Yep, St Luke's tended to get the trend a wee bit too early. We had an ad-funded TV programming division back in '99 when the opportunity to do such stuff was practically non-existent. We also did a precurser of MySpace music for BT when nobody had broadband (It was pretty popular nonetheless) When we announced that we were the world's first carbon-neutral agency a couple of years back we were mocked by Campaign (who did retract the next week after getting a bollocking on their letters page from all sorts of carbon neutral friendly people.) Actually, we wanted to respond by making Campaign carbon neutral whether they liked it or not, sort of eco-terrorism in a nice way.

Thing is, somebody's got to get there first and if you do, the anecdotes last forever.

Posted by: phil teer at October 26, 2006 02:13 PM

Wow - two St Lukes planning legends on one post.
I realise that there were two revolutionary agencies abroad in London in the 90s and in many ways St Lukes was more forward thinkingin the arena of business practice and social and environmental responsibility. We chared alot of DNA and some of my favourite thinking of all time comes from St Lukes.
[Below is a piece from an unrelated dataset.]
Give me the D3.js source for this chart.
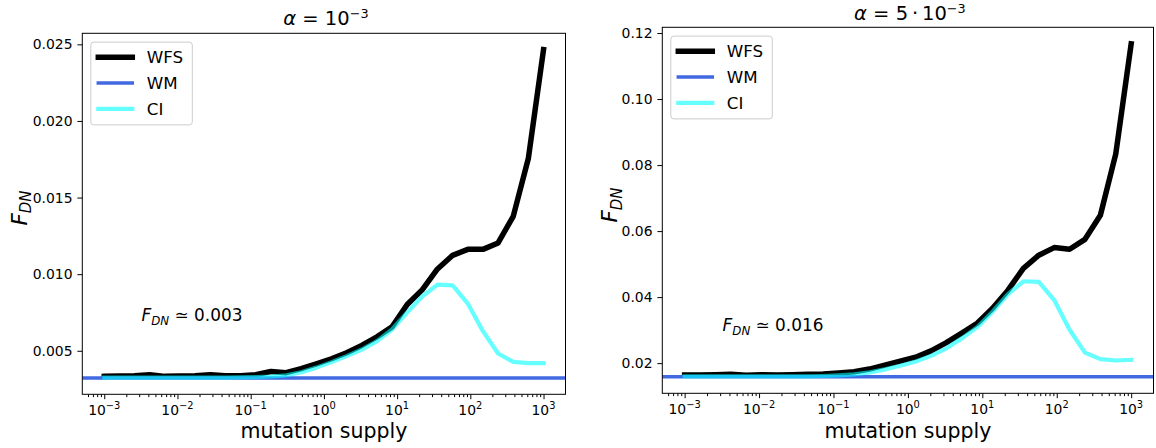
<!DOCTYPE html>
<html><head><meta charset="utf-8">
<script src="https://cdn.jsdelivr.net/npm/d3@7"></script>
<style>
body{margin:0;background:#fff}
svg{display:block}
text{font-family:"DejaVu Sans",sans-serif;fill:#000}
</style>
</head><body>
<svg id="chart" width="1156" height="448"></svg>
<script>
// ---------- data ----------
const mutationSupply = [0.001, 0.00161, 0.002593, 0.004175, 0.006723, 0.010826, 0.017433, 0.028072,
  0.045204, 0.07279, 0.11721, 0.188739, 0.30392, 0.48939, 0.788046, 1.268961, 2.04336, 3.290345,
  5.298317, 8.531679, 13.738238, 22.122, 35.622, 57.362, 92.367, 148.735, 239.503, 385.662, 621.017, 1000];

const wfsLow = [0.00333,0.00335,0.00337,0.00344,0.00333,0.00335,0.00337,0.00344,0.00337,0.00337,
  0.00344,0.00365,0.00357,0.00383,0.00415,0.00448,0.00487,0.00535,0.00591,0.00656,
  0.00802,0.00899,0.01034,0.01123,0.01162,0.01162,0.01204,0.01377,0.01757,0.02465];
const ciLow = [0.00325,0.00325,0.00325,0.00325,0.00325,0.00325,0.00325,0.00325,0.00325,0.00326,
  0.00328,0.00332,0.0034,0.0036,0.0039,0.00426,0.00465,0.00508,0.00563,0.00639,
  0.00751,0.00856,0.00932,0.00927,0.00808,0.00628,0.00482,0.00428,0.00419,0.00419];
const wmLow = 0.00323;

const wfsHigh = [0.01638,0.0164,0.0165,0.0166,0.0163,0.0165,0.0164,0.0165,0.0166,0.0167,
  0.0170,0.0174,0.0182,0.0194,0.0206,0.0218,0.0237,0.0262,0.0291,0.0321,
  0.0366,0.0421,0.0487,0.0527,0.0550,0.0545,0.0575,0.0648,0.0834,0.1167];
const ciHigh = [0.0160,0.0160,0.0160,0.0160,0.0160,0.0160,0.0160,0.0160,0.0160,0.0161,
  0.0163,0.0166,0.0172,0.0181,0.0192,0.0205,0.0222,0.0245,0.0275,0.0309,
  0.0356,0.0409,0.0448,0.0446,0.0391,0.0301,0.0232,0.0212,0.0208,0.0210];
const wmHigh = 0.0159;

const yTicksLow = [0.005, 0.010, 0.015, 0.020, 0.025];
const yTicksHigh = [0.02, 0.04, 0.06, 0.08, 0.10, 0.12];
const xTickExponents = [-3, -2, -1, 0, 1, 2, 3];
const seriesNames = ["WFS", "WM", "CI"];
const annotationValues = ["0.003", "0.016"];
const xLabel = "mutation supply";

// ---------- style ----------
const colors = {WFS: "#000000", WM: "#4169e1", CI: "#00ffff"};
const widths = {WFS: 5.5, WM: 3.5, CI: 4.2};
const opac = {WFS: 1, WM: 1, CI: 0.6};

const svg = d3.select("#chart");

const panels = [
  {x0: 82.3, x1: 565.5, y0: 33.3, y1: 394.3, wfs: wfsLow, ci: ciLow, wm: wmLow,
   yTicks: yTicksLow, yFmt: d3.format(".3f"), titlePre: "10", ann: annotationValues[0],
   annX: 141.5, annY: 320.7, ylabX: 26.5, ylabY: 208, titleY: 25},
  {x0: 662.3, x1: 1153.5, y0: 27.3, y1: 393.3, wfs: wfsHigh, ci: ciHigh, wm: wmHigh,
   yTicks: yTicksHigh, yFmt: d3.format(".2f"), titlePre: "5\u2009·\u200910", ann: annotationValues[1],
   annX: 722.6, annY: 330.7, ylabX: 617, ylabY: 205, titleY: 19.5}
];

panels.forEach(p => {
  const g = svg.append("g");
  const x = d3.scaleLog().domain([Math.pow(10, -3.3), Math.pow(10, 3.3)]).range([p.x0, p.x1]);
  const all = p.wfs.concat(p.ci, [p.wm]);
  const lo = d3.min(all), hi = d3.max(all), pad = (hi - lo) * 0.05;
  const y = d3.scaleLinear().domain([lo - pad, hi + pad]).range([p.y1, p.y0]);

  // minor x ticks
  const minors = [];
  for (let e = -4; e <= 3; e++) for (let m = 2; m <= 9; m++) {
    const v = m * Math.pow(10, e);
    if (v >= x.domain()[0] && v <= x.domain()[1]) minors.push(v);
  }
  const gxm = g.append("g").attr("transform", `translate(0,${p.y1})`)
    .call(d3.axisBottom(x).tickValues(minors).tickSize(2.8).tickSizeOuter(0).tickFormat(""));
  gxm.select(".domain").remove();
  const majors = xTickExponents.map(e => Math.pow(10, e));
  const gx = g.append("g").attr("transform", `translate(0,${p.y1})`)
    .call(d3.axisBottom(x).tickValues(majors).tickSize(4.9).tickSizeOuter(0).tickFormat(""));
  gx.select(".domain").remove();
  g.selectAll(".tick line").attr("stroke", "#000").attr("stroke-width", 1);

  xTickExponents.forEach(e => {
    const t = g.append("text").attr("x", x(Math.pow(10, e))).attr("y", p.y1 + 20.5)
      .attr("text-anchor", "middle").style("font-size", "13.9px");
    t.append("tspan").text("10");
    t.append("tspan").attr("dy", -6).style("font-size", "9.9px").text((e < 0 ? "−" : "") + Math.abs(e));
  });

  const gy = g.append("g").attr("transform", `translate(${p.x0},0)`)
    .call(d3.axisLeft(y).tickValues(p.yTicks).tickSize(4.9).tickPadding(4.9).tickSizeOuter(0).tickFormat(p.yFmt));
  gy.select(".domain").remove();
  gy.selectAll(".tick line").attr("stroke", "#000").attr("stroke-width", 1);
  gy.selectAll(".tick text").style("font-size", "13.9px").style("font-family", "DejaVu Sans");

  // series
  const line = d3.line().x(d => x(d[0])).y(d => y(d[1]));
  const plot = g.append("g");
  plot.append("path").datum(mutationSupply.map((m, i) => [m, p.wfs[i]]))
    .attr("d", line).attr("fill", "none").attr("stroke", colors.WFS).attr("stroke-width", widths.WFS)
    .attr("stroke-linejoin", "round").attr("stroke-linecap", "square");
  plot.append("line").attr("x1", p.x0).attr("x2", p.x1).attr("y1", y(p.wm)).attr("y2", y(p.wm))
    .attr("stroke", colors.WM).attr("stroke-width", widths.WM);
  plot.append("path").datum(mutationSupply.map((m, i) => [m, p.ci[i]]))
    .attr("d", line).attr("fill", "none").attr("stroke", colors.CI).attr("stroke-opacity", opac.CI)
    .attr("stroke-width", widths.CI).attr("stroke-linejoin", "round").attr("stroke-linecap", "square");

  // frame
  g.append("rect").attr("x", p.x0).attr("y", p.y0).attr("width", p.x1 - p.x0).attr("height", p.y1 - p.y0)
    .attr("fill", "none").attr("stroke", "#000").attr("stroke-width", 1);

  // title
  const tt = g.append("text").attr("x", (p.x0 + p.x1) / 2 + 2).attr("y", p.titleY)
    .attr("text-anchor", "middle").style("font-size", "19.5px");
  tt.append("tspan").style("font-style", "italic").text("α");
  tt.append("tspan").text(" = " + p.titlePre);
  tt.append("tspan").attr("dy", -6.8).style("font-size", "12.8px").text("−3");

  // x label
  g.append("text").attr("x", (p.x0 + p.x1) / 2).attr("y", 437.5).attr("text-anchor", "middle")
    .style("font-size", "20.5px").text(xLabel);

  // y label
  const yl = g.append("text").attr("transform", `translate(${p.ylabX},${p.ylabY}) rotate(-90)`)
    .attr("text-anchor", "middle").style("font-size", "21.5px");
  yl.append("tspan").style("font-style", "italic").text("F");
  yl.append("tspan").attr("dy", 4.8).style("font-style", "italic").style("font-size", "15px").text("DN");

  // annotation
  const an = g.append("text").attr("x", p.annX).attr("y", p.annY).style("font-size", "16.9px");
  an.append("tspan").style("font-style", "italic").text("F");
  an.append("tspan").attr("dy", 3.8).style("font-style", "italic").style("font-size", "11.8px").text("DN");
  an.append("tspan").attr("dy", -3.8).text(" ≃ " + p.ann);

  // legend
  const lx = p.x0 + 8.5, ly = p.y0 + 8.8;
  const lg = g.append("g").attr("transform", `translate(${lx},${ly})`);
  lg.append("rect").attr("x", 0).attr("y", 0).attr("width", 101.5).attr("height", 82.8).attr("rx", 3)
    .attr("fill", "#fff").attr("fill-opacity", 0.8).attr("stroke", "#cccccc").attr("stroke-width", 1);
  seriesNames.forEach((s, i) => {
    const cy = 15.2 + i * 25.8;
    lg.append("line").attr("x1", 7.5).attr("x2", 41.5).attr("y1", cy).attr("y2", cy)
      .attr("stroke", colors[s]).attr("stroke-opacity", opac[s]).attr("stroke-width", widths[s])
      .attr("stroke-linecap", "square");
    lg.append("text").attr("x", 56).attr("y", cy + 6.1).style("font-size", "16.7px").text(s);
  });
});
</script>
</body></html>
Posted by: Richard at October 26, 2006 03:16 PM

Sorry to crash the party - I was reading all the glorious nostalgia and getting a bit misty-eyed. We did, of curse, steal most of our 'innovations' from HHCL and Chiat/Day. And Howard Goassage got there before any of us were even born.

Anyway, good to find you alive and kicking, Richard. Its been a while.
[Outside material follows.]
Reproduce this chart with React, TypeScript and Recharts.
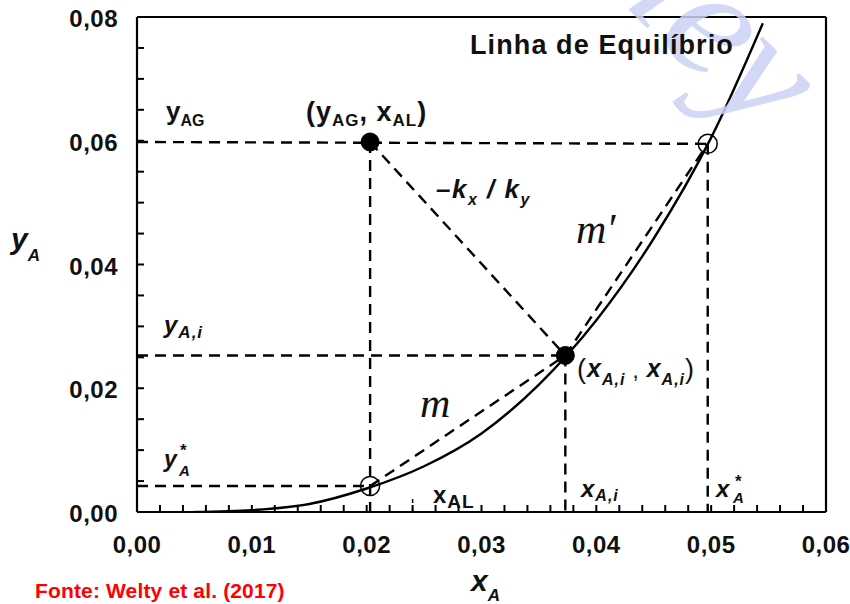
import React from "react";
import { ComposedChart, Line, XAxis, YAxis, ReferenceLine, ReferenceDot } from "recharts";

// equilibrium curve
const curveX = [0.005, 0.01, 0.015, 0.02, 0.025, 0.03, 0.035, 0.04, 0.045, 0.05, 0.0545];
const curveY = [0, 0.0003, 0.0013, 0.0038, 0.0074, 0.0127, 0.0206, 0.031, 0.0442, 0.0605, 0.079];

// key points
const bulkPoint = [0.0203, 0.0598]; // (yAG, xAL)
const interfacePoint = [0.0373, 0.0253]; // (xA,i , yA,i)
const eqLow = [0.0203, 0.0042]; // y*A
const eqHigh = [0.0497, 0.0595]; // x*A
const xALmark = [0.024, 0.0025];

const xMajor = [0, 0.01, 0.02, 0.03, 0.04, 0.05, 0.06];
const yMajor = [0, 0.02, 0.04, 0.06, 0.08];
const xTicks = Array.from({ length: 31 }, (_, i) => +(i * 0.002).toFixed(3));
const yTicks = Array.from({ length: 17 }, (_, i) => +(i * 0.005).toFixed(3));

const curve = curveX.map((x, i) => ({ x, y: curveY[i] }));
const seg = (a: number[], b: number[]) => [
  { x: a[0], y: a[1] },
  { x: b[0], y: b[1] },
];

const dashed = [
  seg([0, bulkPoint[1]], eqHigh),
  seg(bulkPoint, [bulkPoint[0], 0]),
  seg([0, eqLow[1]], eqLow),
  seg(bulkPoint, interfacePoint),
  seg([0, interfacePoint[1]], interfacePoint),
  seg(interfacePoint, [interfacePoint[0], 0]),
  seg(eqHigh, [eqHigh[0], 0]),
  seg(eqLow, interfacePoint),
  seg(interfacePoint, eqHigh),
];

const SANS = "'Liberation Sans', Arial, Helvetica, sans-serif";
const SERIF = "'Liberation Serif', 'Times New Roman', serif";

const isMajor = (v: number, list: number[]) => list.some((m) => Math.abs(m - v) < 1e-9);
const fmt = (v: number) => v.toFixed(2).replace(".", ",");

const XTick = (props: any) => {
  const { x, y, payload } = props;
  const v = payload.value as number;
  return (
    <g>
      <line x1={x} x2={x} y1={y} y2={y - 7} stroke="#000" strokeWidth={2} />
      {isMajor(v, xMajor) && (
        <text x={x} y={y + 41} textAnchor="middle" fontFamily={SANS} fontWeight="bold" fontSize={24} letterSpacing={0.5} fill="#111">
          {fmt(v)}
        </text>
      )}
    </g>
  );
};

const YTick = (props: any) => {
  const { x, y, payload } = props;
  const v = payload.value as number;
  return (
    <g>
      <line x1={x} x2={x + 7} y1={y} y2={y} stroke="#000" strokeWidth={2} />
      {isMajor(v, yMajor) && (
        <text x={x - 19} y={y + 10} textAnchor="end" fontFamily={SANS} fontWeight="bold" fontSize={24} letterSpacing={0.5} fill="#111">
          {fmt(v)}
        </text>
      )}
    </g>
  );
};

export default function App() {
  return (
    <div style={{ position: "absolute", left: 0, top: 0, width: 850, height: 604, background: "#fff" }}>
      <ComposedChart width={850} height={604} margin={{ top: 17, right: 24, bottom: 42, left: 57 }}>
        <XAxis
          type="number"
          dataKey="x"
          domain={[0, 0.06]}
          ticks={xTicks}
          interval={0}
          height={50}
          tickSize={0}
          tickMargin={0}
          tickLine={false}
          tick={<XTick />}
          axisLine={{ stroke: "#000", strokeWidth: 2.2 }}
          allowDataOverflow
        />
        <YAxis
          type="number"
          dataKey="y"
          domain={[0, 0.08]}
          ticks={yTicks}
          interval={0}
          width={80}
          tickSize={0}
          tickMargin={0}
          tickLine={false}
          tick={<YTick />}
          axisLine={{ stroke: "#000", strokeWidth: 2.2 }}
          allowDataOverflow
        />
        <ReferenceLine y={0.08} stroke="#000" strokeWidth={2.2} />
        <ReferenceLine x={0.06} stroke="#000" strokeWidth={2.2} />
        {dashed.map((d, i) => (
          <Line
            key={i}
            data={d}
            dataKey="y"
            type="linear"
            stroke="#000"
            strokeWidth={2.4}
            strokeDasharray="11 7"
            dot={false}
            isAnimationActive={false}
          />
        ))}
        <Line
          data={seg([xALmark[0], 0], xALmark)}
          dataKey="y"
          type="linear"
          stroke="#000"
          strokeWidth={1.5}
          strokeDasharray="4 5"
          dot={false}
          isAnimationActive={false}
        />
        <Line
          data={curve}
          dataKey="y"
          type="monotone"
          stroke="#000"
          strokeWidth={2.4}
          dot={false}
          isAnimationActive={false}
        />
        <ReferenceDot x={bulkPoint[0]} y={bulkPoint[1]} r={9} fill="#000" stroke="#000" />
        <ReferenceDot x={interfacePoint[0]} y={interfacePoint[1]} r={9} fill="#000" stroke="#000" />
        <ReferenceDot x={eqLow[0]} y={eqLow[1]} r={9.5} fill="none" stroke="#000" strokeWidth={1.5} />
        <ReferenceDot x={eqHigh[0]} y={eqHigh[1]} r={9.5} fill="none" stroke="#000" strokeWidth={1.5} />
      </ComposedChart>

      <svg
        width={850}
        height={604}
        style={{ position: "absolute", left: 0, top: 0, pointerEvents: "none" }}
      >
        {/* watermark */}
        <text
          x={0}
          y={0}
          transform="translate(499,-120) rotate(45)"
          fontFamily={SERIF}
          fontStyle="italic"
          fontSize={165}
          fill="#cdd2f6"
          opacity={0.85}
        >
          Wiley
        </text>

        <g fontFamily={SANS} fontWeight="bold" fill="#111">
          <text x={470} y={54} fontSize={27} letterSpacing={1.1}>Linha de Equilíbrio</text>

          {/* axis titles */}
          <text x={11} y={249} fontStyle="italic">
            <tspan fontSize={30}>y</tspan>
            <tspan fontSize={17} dy={12}>A</tspan>
          </text>
          <text x={471} y={591} fontStyle="italic">
            <tspan fontSize={30}>x</tspan>
            <tspan fontSize={17} dy={10}>A</tspan>
          </text>

          {/* left labels */}
          <text x={166} y={120}>
            <tspan fontSize={26}>y</tspan>
            <tspan fontSize={16} dy={6}>AG</tspan>
          </text>
          <text x={164} y={333} fontStyle="italic" letterSpacing={1}>
            <tspan fontSize={24}>y</tspan>
            <tspan fontSize={17} dy={5}>A,i</tspan>
          </text>
          <text>
            <tspan x={164} y={467} fontSize={23} fontStyle="italic">y</tspan>
            <tspan x={180} y={456} fontSize={17}>*</tspan>
            <tspan x={179} y={476} fontSize={15} fontStyle="italic">A</tspan>
          </text>

          {/* point labels */}
          <text x={306} y={121} letterSpacing={1}>
            <tspan fontSize={27}>(y</tspan>
            <tspan fontSize={17} dy={5}>AG</tspan>
            <tspan fontSize={27} dy={-5}>, x</tspan>
            <tspan fontSize={17} dy={5}>AL</tspan>
            <tspan fontSize={27} dy={-5}>)</tspan>
          </text>
          <text x={436} y={198} fontStyle="italic" letterSpacing={1.5}>
            <tspan fontSize={26}>–k</tspan>
            <tspan fontSize={16} dy={7}>x</tspan>
            <tspan fontSize={26} dy={-7}> / k</tspan>
            <tspan fontSize={16} dy={7}>y</tspan>
          </text>
          <text x={577} y={378} letterSpacing={1}>
            <tspan fontSize={27} fontWeight="normal">(</tspan>
            <tspan fontSize={25} fontStyle="italic" dy={-1}>x</tspan>
            <tspan fontSize={16} fontStyle="italic" dy={8}>A,i</tspan>
            <tspan fontSize={22} fontWeight="normal" dy={-7}> , </tspan>
            <tspan fontSize={25} fontStyle="italic" dy={-1}>x</tspan>
            <tspan fontSize={16} fontStyle="italic" dy={8}>A,i</tspan>
            <tspan fontSize={27} fontWeight="normal" dy={-7}>)</tspan>
          </text>

          {/* bottom labels */}
          <text x={433} y={503} letterSpacing={1}>
            <tspan fontSize={24}>x</tspan>
            <tspan fontSize={19} dy={5}>AL</tspan>
          </text>
          <text x={581} y={497} fontStyle="italic" letterSpacing={1}>
            <tspan fontSize={24}>x</tspan>
            <tspan fontSize={16} dy={4}>A,i</tspan>
          </text>
          <text fontStyle="italic">
            <tspan x={716} y={497} fontSize={24}>x</tspan>
            <tspan x={735} y={487} fontSize={17} fontStyle="normal">*</tspan>
            <tspan x={733} y={503} fontSize={15}>A</tspan>
          </text>
        </g>

        {/* slope labels */}
        <g fontFamily={SERIF} fontStyle="italic" fill="#111">
          <text x={576} y={243} fontSize={42}>m′</text>
          <text x={420} y={417} fontSize={42}>m</text>
        </g>

        <text x={35} y={598} fontFamily={SANS} fontWeight="bold" fontSize={21} letterSpacing={0.15} fill="#ff0000">
          Fonte: Welty et al. (2017)
        </text>
      </svg>
    </div>
  );
}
Posted by: Phil Teer at October 26, 2006 04:38 PM

'of curse' freudian slip phil?

I think what maide HHCL and St Lukes effective was that they used the ideas... it doesn't matter who had them first.

I recall AMV making the point about Brand Citizens (way ahead of Mike Willmott) as part of their Millenium project in 1997. They did nothing about it: HHCL and St Lukes did, so good for them.

Posted by: jemster at October 27, 2006 05:23 PM

Of course you are right. As movie scriptwriters like to say: all character is action.

I suppose its less about who got there first or whether later arrivers learnt from mistakes and made lots of dosh and more about the fact that a highly creative environment, firing on all cylinders is by nature an ideas-a-popping innovative kind of place and in the process of trying to reinvent everything will produce a lot of groundbreaking work. Anyway, too much nostalgia is never a good thing. Keep changing and the good ideas will keep coming.Why, just this afteernoon...

Posted by: phil teer at October 27, 2006 06:02 PM

Having just had a 9 year career break from advertising (at HHCL) I have just returned to find it much the same as in 1997. Why is the idustry wrestles so much with the basic concept of having good ideas? Not advertising ideas but business building cultural ideas (you can made damn fine ads from). It really is very easy. Hmmm.